Where we are: USD/CAD is currently trading at 1.3603, down 0.56% on the day. The pair broke lower in European morning trade after consolidating in a narrow range overnight, supported by the bottom end of the day’s range at 1.3598. This move erases Friday’s gains and puts USDCAD back near the week’s lows.
What’s driving it: Dollar weakness is the primary driver, with the DXY shedding 0.29% to trade at 98.14. This is compounded by a modest bid in risk assets, as seen in futures markets. The US 10-year yield, while slightly higher at 4.323%, isn’t providing significant support to the greenback, and the US-Canada 10-year yield spread remains wide at +83bp, giving little incentive for CAD strength. Speculative positioning in CAD remains modestly short, although the recent increase in net shorts suggests a degree of capitulation, leaving some squeeze potential.
- USD broad index down -0.24% as of last week Friday.
- US 10Y real yield (TIPS) is falling, which is a tailwind for gold and a headwind for the USD.
- Nikkei outperformance is broad-based, hitting its best levels in weeks.
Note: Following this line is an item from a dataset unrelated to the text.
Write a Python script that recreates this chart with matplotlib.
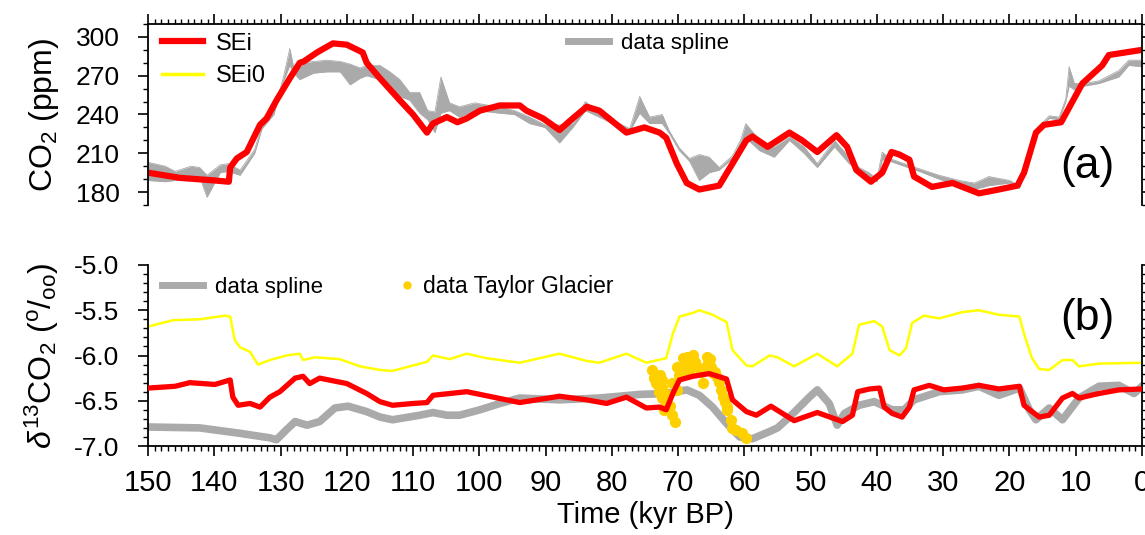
import matplotlib
matplotlib.use('Agg')
import matplotlib.pyplot as plt
from matplotlib.lines import Line2D
from matplotlib.ticker import MultipleLocator
import numpy as np

plt.rcParams['font.family'] = ['Liberation Sans', 'DejaVu Sans']
plt.rcParams['mathtext.fontset'] = 'custom'
plt.rcParams['mathtext.rm'] = 'Liberation Sans'
plt.rcParams['mathtext.it'] = 'Liberation Sans:italic'

# ---- panel (a): CO2 ----
# data spline band (lower / upper edge)
t_spl_a = [150, 147.4, 145.9, 143.5, 142.2, 141.1, 139.1, 137.9, 136.1, 133.9,
           132.8, 131, 129.6, 128.6, 128.0, 127.1, 125, 123, 121, 119.5,
           118, 117, 115, 113.5, 112, 110.5, 109, 107.8, 106.7, 105.8,
           104.5, 103, 100.7, 98.5, 96.9, 94.7, 92.4, 90.1, 87.9, 85.9,
           84.0, 81.9, 78.8, 77.3, 75.8, 74.3, 72.4, 71.3, 69.8, 68.3,
           66.8, 65.3, 63.8, 61.8, 60.5, 59.8, 57.7, 55.5, 53.2, 51.0,
           49.0, 46.4, 44.2, 42.7, 41.2, 40.0, 39.2, 38.1, 35.9, 33.6,
           30.6, 27.6, 25.3, 23.1, 20.0, 18.5, 17.0, 15.5, 14.0, 12.5,
           11.5, 11.0, 10.2, 8.7, 6.5, 3.5, 2.0, 0]
co2_spl_lo = [189, 188, 189, 190, 192, 176, 195, 196, 193, 210,
              229, 240, 265, 278, 272, 267, 272, 273, 273, 263,
              268, 270, 267, 261, 254, 251, 241, 236, 226, 241,
              243, 238, 243, 242, 241, 240, 233, 230, 218, 230,
              243, 238, 230, 227, 241, 233, 233, 225, 212, 204,
              189, 195, 197, 206, 218, 222, 212, 207, 220, 210,
              199, 215, 202, 197, 192, 188, 205, 204, 200, 196,
              190, 184, 182, 185, 187, 183, 204, 229, 237, 236,
              250, 262, 259, 262, 264, 269, 278, 277]
co2_spl_hi = [203, 200, 196, 200, 199, 193, 201, 202, 197, 213,
              231, 243, 268, 291, 276, 280, 281, 282, 281, 279,
              276, 278, 278, 273, 267, 257, 257, 243, 242, 269,
              249, 246, 249, 247, 246, 243, 238, 232, 232, 233,
              250, 241, 233, 229, 254, 238, 240, 227, 214, 206,
              209, 207, 199, 208, 221, 233, 220, 215, 223, 215,
              202, 220, 207, 199, 195, 190, 211, 206, 202, 198,
              193, 189, 187, 192, 189, 185, 206, 231, 239, 238,
              252, 277, 264, 264, 266, 274, 282, 282]

# SEi model
t_sei_a = [150, 145.2, 140, 137.8, 137.6, 136.6, 135.1, 133.1, 132.1, 130.6,
           128.6, 127.1, 126.5, 124.5, 122.1, 120, 117.6, 117.0, 115, 112,
           110, 107.9, 107, 104.9, 103.3, 101.9, 99.9, 96.9, 93.9, 92.9,
           90.4, 87.9, 85.9, 83.8, 81.9, 77.8, 75.1, 72.8, 71.8, 70.2,
           68.7, 66.8, 63.8, 61.8, 59.7, 58.8, 56.5, 53.2, 51.3, 49.0,
           46.1, 44.5, 43.1, 40.9, 39.2, 37.8, 36.6, 35.1, 34.4, 31.7,
           28.6, 24.6, 21.6, 18.8, 17.8, 16.0, 14.8, 12.2, 10.5, 9.0,
           6.0, 5.0, 0]
co2_sei = [195, 191, 189, 188, 199, 206, 211, 232, 237, 251,
           268, 280, 281, 288, 295, 294, 288, 280, 268, 251,
           240, 226, 233, 238, 234, 237, 243, 247, 247, 243,
           237, 228, 237, 246, 243, 226, 230, 226, 222, 202,
           187, 182, 185, 202, 220, 223, 215, 226, 220, 211,
           224, 215, 197, 188, 195, 211, 209, 205, 192, 184,
           187, 179, 182, 185, 195, 226, 232, 234, 250, 264,
           278, 286, 290]

# ---- panel (b): d13CO2 ----
t_sei0_b = [150, 146.2, 142.2, 138.4, 137.6, 136.9, 136.1, 134.6, 133.4, 131.6,
            129.1, 127.1, 126.6, 124.8, 121.1, 118.0, 115.0, 113.1, 110.0, 107.9,
            107.0, 104.5, 101.9, 98.9, 93.9, 87.9, 83.8, 81.9, 77.8, 74.8,
            71.8, 70.8, 69.8, 67.8, 66.8, 64.8, 62.7, 61.8, 59.7, 58.8,
            56.2, 55.0, 52.5, 49.0, 46.0, 43.7, 42.7, 40.4, 39.2, 38.1,
            36.6, 35.6, 34.7, 32.9, 30.6, 27.1, 24.6, 21.6, 18.5, 17.8,
            16.6, 15.5, 14.0, 12.0, 10.5, 9.5, 6.5, 0]
d13_sei0 = [-5.68, -5.61, -5.60, -5.56, -5.57, -5.83, -5.91, -5.96, -6.10, -6.05,
            -6.00, -5.98, -6.05, -6.02, -6.04, -6.12, -6.16, -6.17, -6.11, -6.07,
            -6.00, -6.04, -5.98, -6.03, -6.08, -5.98, -6.06, -6.08, -5.98, -6.08,
            -6.03, -5.76, -5.57, -5.53, -5.50, -5.55, -5.63, -5.94, -6.11, -6.12,
            -6.00, -6.02, -6.12, -5.98, -6.12, -5.98, -5.66, -5.62, -5.68, -5.94,
            -6.00, -5.92, -5.64, -5.56, -5.59, -5.52, -5.50, -5.55, -5.57, -5.76,
            -6.03, -6.15, -6.16, -6.05, -6.05, -6.12, -6.09, -6.08]

t_sei_b = [150, 145.9, 143.7, 139.9, 137.6, 137.2, 136.4, 134.6, 133.1, 131.6,
           130.1, 127.8, 126.6, 125.6, 124.1, 120.0, 117.0, 115.0, 113.1, 110.0,
           107.9, 107.0, 101.9, 99.9, 93.9, 87.9, 83.8, 80.8, 77.8, 74.8,
           72.8, 71.8, 70.8, 69.8, 67.8, 65.3, 62.7, 61.8, 59.7, 58.2,
           56.0, 52.5, 49.0, 45.2, 43.7, 42.9, 41.1, 39.6, 38.9, 37.7,
           36.2, 35.1, 34.4, 32.1, 29.9, 27.1, 24.6, 21.6, 18.5, 17.8,
           16.6, 15.5, 14.0, 12.0, 10.5, 9.5, 6.5, 3.5, 0]
d13_sei = [-6.36, -6.34, -6.30, -6.32, -6.27, -6.46, -6.55, -6.53, -6.57, -6.46,
           -6.40, -6.25, -6.23, -6.31, -6.25, -6.31, -6.42, -6.51, -6.55, -6.53,
           -6.52, -6.44, -6.40, -6.43, -6.52, -6.45, -6.49, -6.53, -6.46, -6.58,
           -6.57, -6.60, -6.42, -6.27, -6.23, -6.20, -6.26, -6.49, -6.62, -6.66,
           -6.56, -6.72, -6.63, -6.73, -6.66, -6.40, -6.37, -6.36, -6.57, -6.64,
           -6.68, -6.57, -6.38, -6.33, -6.38, -6.36, -6.33, -6.37, -6.34, -6.55,
           -6.62, -6.68, -6.66, -6.47, -6.42, -6.47, -6.42, -6.38, -6.37]

t_spl_b = [150, 142.2, 136.1, 131.6, 130.6, 129.1, 127.8, 126.0, 124.1, 121.8,
           119.8, 117.0, 115.0, 113.1, 109.0, 107.0, 104.9, 103.0, 99.9, 96.9,
           93.9, 87.9, 81.9, 75.8, 71.8, 68.7, 66.8, 64.8, 62.7, 60.7,
           58.8, 56.2, 55.0, 53.2, 50.2, 49.0, 47.2, 46.0, 44.9, 42.7,
           40.4, 37.7, 35.9, 34.4, 30.6, 27.1, 24.6, 21.6, 18.5, 17.0,
           16.0, 14.0, 12.0, 9.5, 6.5, 3.5, 1.2, 0]
d13_spl = [-6.79, -6.80, -6.86, -6.91, -6.93, -6.82, -6.73, -6.77, -6.73, -6.58,
           -6.56, -6.62, -6.68, -6.71, -6.66, -6.63, -6.66, -6.66, -6.60, -6.53,
           -6.47, -6.49, -6.47, -6.43, -6.42, -6.38, -6.44, -6.57, -6.75, -6.90,
           -6.92, -6.84, -6.80, -6.68, -6.46, -6.38, -6.53, -6.77, -6.64, -6.55,
           -6.51, -6.60, -6.60, -6.49, -6.40, -6.38, -6.34, -6.44, -6.36, -6.60,
           -6.71, -6.58, -6.71, -6.47, -6.34, -6.33, -6.42, -6.34]

# Taylor Glacier measurements
t_tg = [74.0, 73.6, 72.8, 72.4, 73.3, 72.5, 72.1, 72.4, 71.8, 72.1,
        70.9, 70.5, 71.0, 70.2, 70.1, 69.8, 69.3, 69.0, 68.7, 68.3,
        67.8, 67.5, 67.1, 66.5, 65.6, 65.7, 65.0, 64.5, 64.2, 63.8,
        63.5, 63.3, 63.0, 62.6, 62.0, 61.8, 61.2, 60.4, 59.7, 66.3,
        64.8, 62.7, 71.5, 73.0, 68.0, 65.2, 71.3, 72.9]
d13_tg = [-6.16, -6.25, -6.22, -6.27, -6.30, -6.36, -6.41, -6.47, -6.52, -6.60,
          -6.66, -6.73, -6.30, -6.38, -6.13, -6.22, -6.03, -6.13, -6.02, -6.18,
          -5.99, -6.07, -6.13, -6.18, -6.02, -6.11, -6.13, -6.18, -6.24, -6.29,
          -6.38, -6.46, -6.51, -6.60, -6.71, -6.80, -6.82, -6.86, -6.91, -6.30,
          -6.19, -6.57, -6.44, -6.33, -6.08, -6.04, -6.56, -6.40]

RED = '#ff0000'
YEL = '#ffff00'
GRAY = '#aaaaaa'
GOLD = '#ffd000'

W, H = 1145, 535
fig = plt.figure(figsize=(W / 100, H / 100), dpi=100)
axa = fig.add_axes([148/W, 1-205/H, 994/W, 181/H])
axb = fig.add_axes([148/W, 1-446/H, 994/W, 181/H])


def fig_pt(px, py):
    # pixel position -> figure fraction
    return (px / W, 1 - py / H)


# (a)
axa.fill_between(t_spl_a, co2_spl_lo, co2_spl_hi, color=GRAY, lw=0)
axa.plot(t_spl_a, co2_spl_lo, color=GRAY, lw=0.6)
axa.plot(t_spl_a, co2_spl_hi, color=GRAY, lw=0.6)
axa.plot(t_sei_a, co2_sei, color=RED, lw=4.5, solid_joinstyle='round')
axa.set_xlim(150, 0)
axa.set_ylim(170, 310)
axa.set_yticks([180, 210, 240, 270, 300])
axa.yaxis.set_minor_locator(MultipleLocator(10))
axa.xaxis.set_major_locator(MultipleLocator(10))
axa.xaxis.set_minor_locator(MultipleLocator(1))
axa.spines['bottom'].set_visible(False)
axa.tick_params(axis='x', which='both', bottom=False, labelbottom=False,
                top=True, direction='out')
axa.tick_params(axis='y', which='both', left=True, right=True, direction='out')
axa.set_ylabel('CO$_2$ (ppm)', fontsize=23)
axa.yaxis.set_label_coords(-0.088, 0.5)
axa.text(0.945, 0.21, '(a)', transform=axa.transAxes, fontsize=32,
         ha='center', va='center')

h1 = Line2D([], [], color=RED, lw=4.5)
h2 = Line2D([], [], color=YEL, lw=2.5)
leg1 = axa.legend([h1, h2], ['SEi', 'SEi0'], loc='center left',
                  bbox_to_anchor=fig_pt(162, 60), bbox_transform=fig.transFigure,
                  frameon=False, fontsize=17, handlelength=1.75,
                  handletextpad=0.55, borderpad=0, borderaxespad=0,
                  labelspacing=0.45)
axa.add_artist(leg1)
h3 = Line2D([], [], color=GRAY, lw=5)
axa.legend([h3], ['data spline'], loc='center left',
           bbox_to_anchor=fig_pt(568, 43), bbox_transform=fig.transFigure,
           frameon=False, fontsize=16, handlelength=1.85, handletextpad=0.55,
           borderpad=0, borderaxespad=0)

# (b)
axb.plot(t_spl_b, d13_spl, color=GRAY, lw=5.5, solid_joinstyle='round')
axb.plot(t_sei0_b, d13_sei0, color=YEL, lw=1.8)
axb.scatter(t_tg, d13_tg, s=65, color=GOLD, zorder=3, linewidths=0)
axb.plot(t_sei_b, d13_sei, color=RED, lw=3.8, solid_joinstyle='round', zorder=4)
axb.set_xlim(150, 0)
axb.set_ylim(-7.0, -5.0)
axb.set_yticks([-7.0, -6.5, -6.0, -5.5, -5.0])
axb.set_yticklabels(['-7.0', '-6.5', '-6.0', '-5.5', '-5.0'])
axb.yaxis.set_minor_locator(MultipleLocator(0.1))
axb.xaxis.set_major_locator(MultipleLocator(10))
axb.xaxis.set_minor_locator(MultipleLocator(1))
axb.spines['top'].set_visible(False)
axb.tick_params(axis='x', which='both', top=False, direction='out')
axb.tick_params(axis='y', which='both', left=True, right=True, direction='out')
axb.set_ylabel(r'$\delta^{13}$CO$_2$ ($^{\rm o}$/$_{\rm oo}$)', fontsize=23)
axb.yaxis.set_label_coords(-0.088, 0.5)
axb.set_xlabel('Time (kyr BP)', fontsize=21, labelpad=3)
axb.text(0.945, 0.707, '(b)', transform=axb.transAxes, fontsize=32,
         ha='center', va='center')

h4 = Line2D([], [], color=GRAY, lw=5)
leg2 = axb.legend([h4], ['data spline'], loc='center left',
                  bbox_to_anchor=fig_pt(162, 287), bbox_transform=fig.transFigure,
                  frameon=False, fontsize=16, handlelength=1.85,
                  handletextpad=0.55, borderpad=0, borderaxespad=0)
axb.add_artist(leg2)
h5 = Line2D([], [], color=GOLD, marker='o', ls='none', markersize=6,
            markeredgewidth=0)
axb.legend([h5], ['data Taylor Glacier'], loc='center left',
           bbox_to_anchor=fig_pt(398, 287), bbox_transform=fig.transFigure,
           frameon=False, fontsize=16.5, handlelength=0.8, handletextpad=0.3,
           borderpad=0, borderaxespad=0)

for ax in (axa, axb):
    for s in ax.spines.values():
        s.set_linewidth(1.3)
    ax.tick_params(which='major', length=7.5, width=1.2, labelsize=19, pad=13)
    ax.tick_params(which='minor', length=3.8, width=1.0)
axb.tick_params(axis='x', which='major', labelsize=21, pad=9)

fig.savefig('out.png', dpi=100)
NY session focus: All eyes are on US data later this week, but today’s session will be driven by risk sentiment and dollar flows. Watch for any break of the 1.3598 level, which could open the door for a move towards 1.3550. On the upside, a sustained move above 1.3650 would negate the bearish momentum. The trade that’s working is short USDCAD on dips, targeting a move towards 1.3550. The trade at risk is being long USDCAD, especially if equity futures continue to grind higher. The pain trade for USDCAD is a sharp reversal in the DXY, pushing the pair back above 1.3700.